* start *

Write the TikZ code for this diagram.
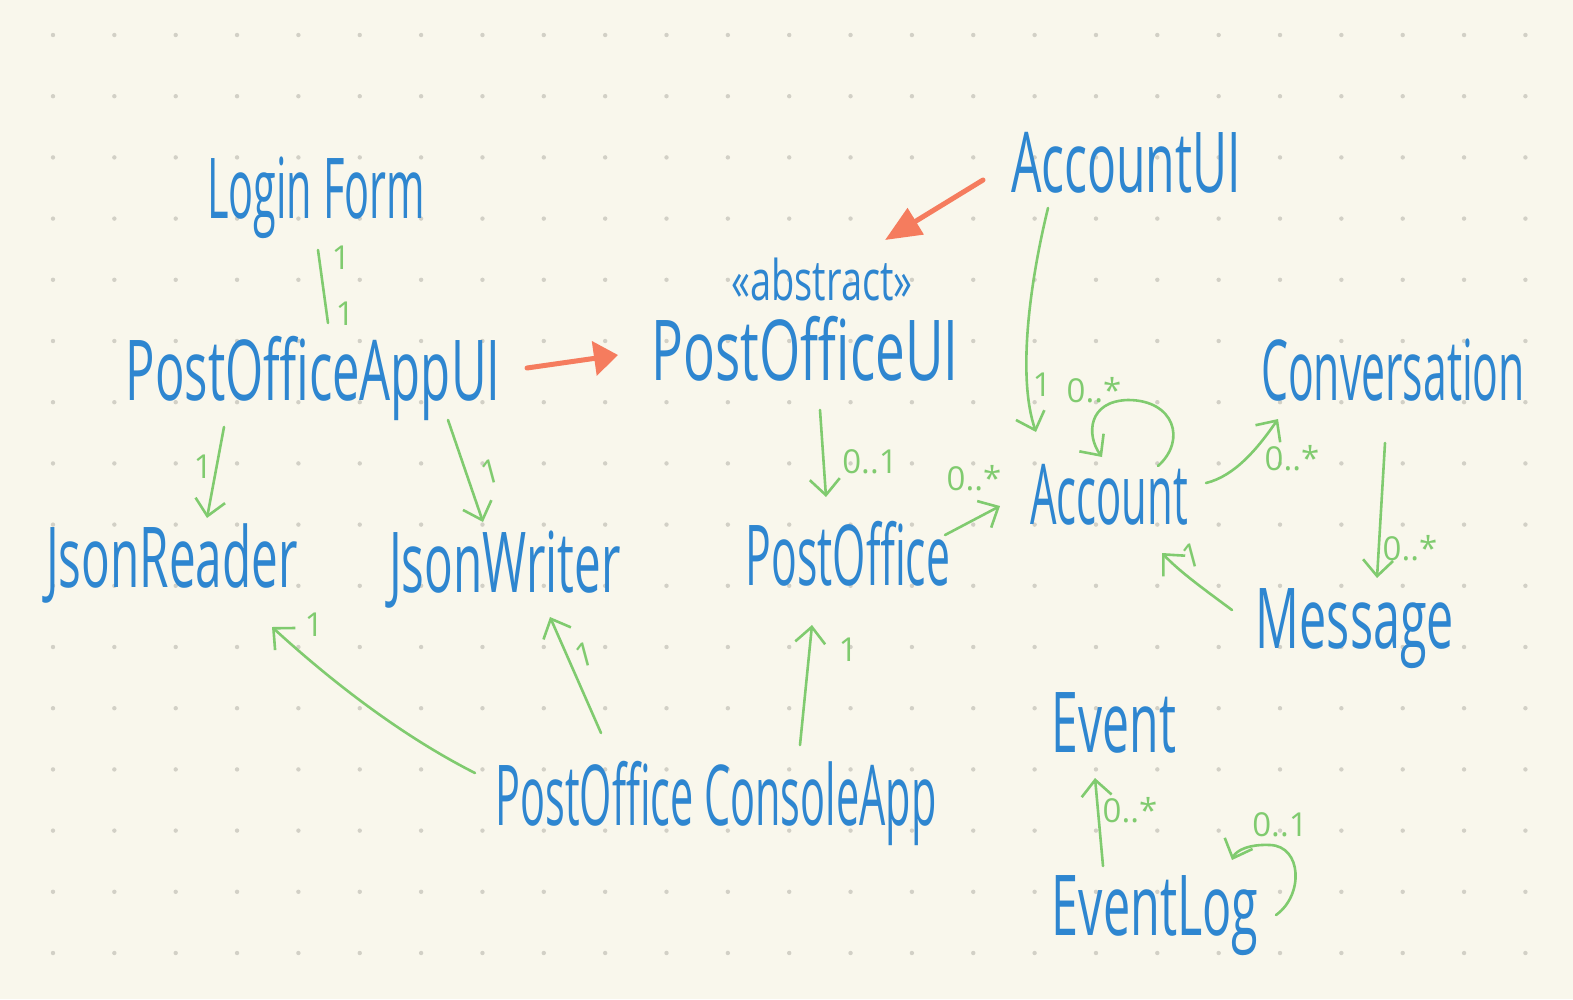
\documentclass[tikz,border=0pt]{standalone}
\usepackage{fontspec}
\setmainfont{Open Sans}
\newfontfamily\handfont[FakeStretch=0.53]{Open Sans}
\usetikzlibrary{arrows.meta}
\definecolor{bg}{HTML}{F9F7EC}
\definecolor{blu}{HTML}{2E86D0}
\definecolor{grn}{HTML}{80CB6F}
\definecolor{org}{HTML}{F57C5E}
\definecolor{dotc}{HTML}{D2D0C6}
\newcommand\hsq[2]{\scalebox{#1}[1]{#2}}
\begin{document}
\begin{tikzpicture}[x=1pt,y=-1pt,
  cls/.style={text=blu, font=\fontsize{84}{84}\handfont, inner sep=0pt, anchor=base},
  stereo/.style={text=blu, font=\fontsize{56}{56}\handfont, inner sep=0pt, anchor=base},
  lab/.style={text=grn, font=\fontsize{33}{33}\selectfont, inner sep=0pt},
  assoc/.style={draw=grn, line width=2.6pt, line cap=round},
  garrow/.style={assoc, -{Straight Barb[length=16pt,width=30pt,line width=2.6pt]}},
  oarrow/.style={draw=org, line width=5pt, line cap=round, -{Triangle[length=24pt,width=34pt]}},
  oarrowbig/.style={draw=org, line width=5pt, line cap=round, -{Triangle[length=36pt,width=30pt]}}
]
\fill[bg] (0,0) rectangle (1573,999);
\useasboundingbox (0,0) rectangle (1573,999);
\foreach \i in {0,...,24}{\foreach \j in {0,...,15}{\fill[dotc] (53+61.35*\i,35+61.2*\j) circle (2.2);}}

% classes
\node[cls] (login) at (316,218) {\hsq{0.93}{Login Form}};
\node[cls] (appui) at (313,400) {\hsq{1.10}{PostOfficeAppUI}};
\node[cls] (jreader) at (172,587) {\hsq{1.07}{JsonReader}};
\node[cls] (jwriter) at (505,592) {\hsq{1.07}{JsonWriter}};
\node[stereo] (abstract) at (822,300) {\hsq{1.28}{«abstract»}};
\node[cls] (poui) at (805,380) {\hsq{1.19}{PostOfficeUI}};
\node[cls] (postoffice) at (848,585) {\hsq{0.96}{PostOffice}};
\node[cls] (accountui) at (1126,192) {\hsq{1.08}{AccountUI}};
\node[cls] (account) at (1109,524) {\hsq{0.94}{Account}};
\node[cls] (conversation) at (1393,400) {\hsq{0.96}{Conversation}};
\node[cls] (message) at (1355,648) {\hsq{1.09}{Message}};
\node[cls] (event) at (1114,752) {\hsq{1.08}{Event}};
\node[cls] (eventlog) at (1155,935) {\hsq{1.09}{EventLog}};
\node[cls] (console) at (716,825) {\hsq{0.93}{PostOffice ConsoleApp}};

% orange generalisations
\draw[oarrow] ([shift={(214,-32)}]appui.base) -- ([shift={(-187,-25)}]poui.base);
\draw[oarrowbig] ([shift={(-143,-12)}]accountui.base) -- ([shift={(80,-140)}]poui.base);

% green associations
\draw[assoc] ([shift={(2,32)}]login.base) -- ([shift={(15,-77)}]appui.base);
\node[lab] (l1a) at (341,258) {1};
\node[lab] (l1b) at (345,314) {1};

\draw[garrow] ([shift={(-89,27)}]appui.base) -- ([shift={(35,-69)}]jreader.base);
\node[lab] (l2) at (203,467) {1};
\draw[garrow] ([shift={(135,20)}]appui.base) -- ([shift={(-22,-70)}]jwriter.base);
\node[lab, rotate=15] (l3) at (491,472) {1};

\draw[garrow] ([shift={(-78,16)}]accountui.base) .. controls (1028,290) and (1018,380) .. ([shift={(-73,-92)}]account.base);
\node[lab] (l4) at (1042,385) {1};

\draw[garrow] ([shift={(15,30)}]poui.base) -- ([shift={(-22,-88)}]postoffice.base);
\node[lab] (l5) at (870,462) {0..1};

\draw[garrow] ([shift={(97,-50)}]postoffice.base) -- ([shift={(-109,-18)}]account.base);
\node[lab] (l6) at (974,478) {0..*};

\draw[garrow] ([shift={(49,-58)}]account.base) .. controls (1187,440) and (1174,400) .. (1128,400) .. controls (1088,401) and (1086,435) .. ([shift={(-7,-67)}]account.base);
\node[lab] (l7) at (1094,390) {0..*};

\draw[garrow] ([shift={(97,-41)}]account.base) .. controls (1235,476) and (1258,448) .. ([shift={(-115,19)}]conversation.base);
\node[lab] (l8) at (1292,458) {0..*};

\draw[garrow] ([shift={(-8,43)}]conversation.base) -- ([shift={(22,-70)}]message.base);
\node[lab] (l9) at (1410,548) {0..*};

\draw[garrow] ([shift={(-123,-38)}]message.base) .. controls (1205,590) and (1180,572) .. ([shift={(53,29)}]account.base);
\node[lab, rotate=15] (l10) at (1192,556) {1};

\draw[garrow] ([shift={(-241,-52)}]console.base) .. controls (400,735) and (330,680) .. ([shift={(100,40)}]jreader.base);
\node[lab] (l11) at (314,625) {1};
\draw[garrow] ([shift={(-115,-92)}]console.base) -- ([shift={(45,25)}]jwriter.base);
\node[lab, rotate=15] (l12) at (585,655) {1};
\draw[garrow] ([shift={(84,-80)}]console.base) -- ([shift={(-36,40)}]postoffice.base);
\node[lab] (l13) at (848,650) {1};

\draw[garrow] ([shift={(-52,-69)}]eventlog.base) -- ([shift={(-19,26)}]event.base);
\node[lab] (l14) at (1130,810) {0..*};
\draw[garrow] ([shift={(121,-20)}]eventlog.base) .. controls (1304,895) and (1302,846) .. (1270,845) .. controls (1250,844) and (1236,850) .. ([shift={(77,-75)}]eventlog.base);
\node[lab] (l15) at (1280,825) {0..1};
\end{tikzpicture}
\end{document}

* end *

▸ **EXERCISE PROMPT**: Pictures are to be left out; repeat all the remaining data exactly.

▸ **COMPLETE RESPONSE**:
Write the TikZ code for this diagram.
\documentclass[tikz,border=0pt]{standalone}
\usepackage{fontspec}
\setmainfont{Open Sans}
\newfontfamily\handfont[FakeStretch=0.53]{Open Sans}
\usetikzlibrary{arrows.meta}
\definecolor{bg}{HTML}{F9F7EC}
\definecolor{blu}{HTML}{2E86D0}
\definecolor{grn}{HTML}{80CB6F}
\definecolor{org}{HTML}{F57C5E}
\definecolor{dotc}{HTML}{D2D0C6}
\newcommand\hsq[2]{\scalebox{#1}[1]{#2}}
\begin{document}
\begin{tikzpicture}[x=1pt,y=-1pt,
  cls/.style={text=blu, font=\fontsize{84}{84}\handfont, inner sep=0pt, anchor=base},
  stereo/.style={text=blu, font=\fontsize{56}{56}\handfont, inner sep=0pt, anchor=base},
  lab/.style={text=grn, font=\fontsize{33}{33}\selectfont, inner sep=0pt},
  assoc/.style={draw=grn, line width=2.6pt, line cap=round},
  garrow/.style={assoc, -{Straight Barb[length=16pt,width=30pt,line width=2.6pt]}},
  oarrow/.style={draw=org, line width=5pt, line cap=round, -{Triangle[length=24pt,width=34pt]}},
  oarrowbig/.style={draw=org, line width=5pt, line cap=round, -{Triangle[length=36pt,width=30pt]}}
]
\fill[bg] (0,0) rectangle (1573,999);
\useasboundingbox (0,0) rectangle (1573,999);
\foreach \i in {0,...,24}{\foreach \j in {0,...,15}{\fill[dotc] (53+61.35*\i,35+61.2*\j) circle (2.2);}}

% classes
\node[cls] (login) at (316,218) {\hsq{0.93}{Login Form}};
\node[cls] (appui) at (313,400) {\hsq{1.10}{PostOfficeAppUI}};
\node[cls] (jreader) at (172,587) {\hsq{1.07}{JsonReader}};
\node[cls] (jwriter) at (505,592) {\hsq{1.07}{JsonWriter}};
\node[stereo] (abstract) at (822,300) {\hsq{1.28}{«abstract»}};
\node[cls] (poui) at (805,380) {\hsq{1.19}{PostOfficeUI}};
\node[cls] (postoffice) at (848,585) {\hsq{0.96}{PostOffice}};
\node[cls] (accountui) at (1126,192) {\hsq{1.08}{AccountUI}};
\node[cls] (account) at (1109,524) {\hsq{0.94}{Account}};
\node[cls] (conversation) at (1393,400) {\hsq{0.96}{Conversation}};
\node[cls] (message) at (1355,648) {\hsq{1.09}{Message}};
\node[cls] (event) at (1114,752) {\hsq{1.08}{Event}};
\node[cls] (eventlog) at (1155,935) {\hsq{1.09}{EventLog}};
\node[cls] (console) at (716,825) {\hsq{0.93}{PostOffice ConsoleApp}};

% orange generalisations
\draw[oarrow] ([shift={(214,-32)}]appui.base) -- ([shift={(-187,-25)}]poui.base);
\draw[oarrowbig] ([shift={(-143,-12)}]accountui.base) -- ([shift={(80,-140)}]poui.base);

% green associations
\draw[assoc] ([shift={(2,32)}]login.base) -- ([shift={(15,-77)}]appui.base);
\node[lab] (l1a) at (341,258) {1};
\node[lab] (l1b) at (345,314) {1};

\draw[garrow] ([shift={(-89,27)}]appui.base) -- ([shift={(35,-69)}]jreader.base);
\node[lab] (l2) at (203,467) {1};
\draw[garrow] ([shift={(135,20)}]appui.base) -- ([shift={(-22,-70)}]jwriter.base);
\node[lab, rotate=15] (l3) at (491,472) {1};

\draw[garrow] ([shift={(-78,16)}]accountui.base) .. controls (1028,290) and (1018,380) .. ([shift={(-73,-92)}]account.base);
\node[lab] (l4) at (1042,385) {1};

\draw[garrow] ([shift={(15,30)}]poui.base) -- ([shift={(-22,-88)}]postoffice.base);
\node[lab] (l5) at (870,462) {0..1};

\draw[garrow] ([shift={(97,-50)}]postoffice.base) -- ([shift={(-109,-18)}]account.base);
\node[lab] (l6) at (974,478) {0..*};

\draw[garrow] ([shift={(49,-58)}]account.base) .. controls (1187,440) and (1174,400) .. (1128,400) .. controls (1088,401) and (1086,435) .. ([shift={(-7,-67)}]account.base);
\node[lab] (l7) at (1094,390) {0..*};

\draw[garrow] ([shift={(97,-41)}]account.base) .. controls (1235,476) and (1258,448) .. ([shift={(-115,19)}]conversation.base);
\node[lab] (l8) at (1292,458) {0..*};

\draw[garrow] ([shift={(-8,43)}]conversation.base) -- ([shift={(22,-70)}]message.base);
\node[lab] (l9) at (1410,548) {0..*};

\draw[garrow] ([shift={(-123,-38)}]message.base) .. controls (1205,590) and (1180,572) .. ([shift={(53,29)}]account.base);
\node[lab, rotate=15] (l10) at (1192,556) {1};

\draw[garrow] ([shift={(-241,-52)}]console.base) .. controls (400,735) and (330,680) .. ([shift={(100,40)}]jreader.base);
\node[lab] (l11) at (314,625) {1};
\draw[garrow] ([shift={(-115,-92)}]console.base) -- ([shift={(45,25)}]jwriter.base);
\node[lab, rotate=15] (l12) at (585,655) {1};
\draw[garrow] ([shift={(84,-80)}]console.base) -- ([shift={(-36,40)}]postoffice.base);
\node[lab] (l13) at (848,650) {1};

\draw[garrow] ([shift={(-52,-69)}]eventlog.base) -- ([shift={(-19,26)}]event.base);
\node[lab] (l14) at (1130,810) {0..*};
\draw[garrow] ([shift={(121,-20)}]eventlog.base) .. controls (1304,895) and (1302,846) .. (1270,845) .. controls (1250,844) and (1236,850) .. ([shift={(77,-75)}]eventlog.base);
\node[lab] (l15) at (1280,825) {0..1};
\end{tikzpicture}
\end{document}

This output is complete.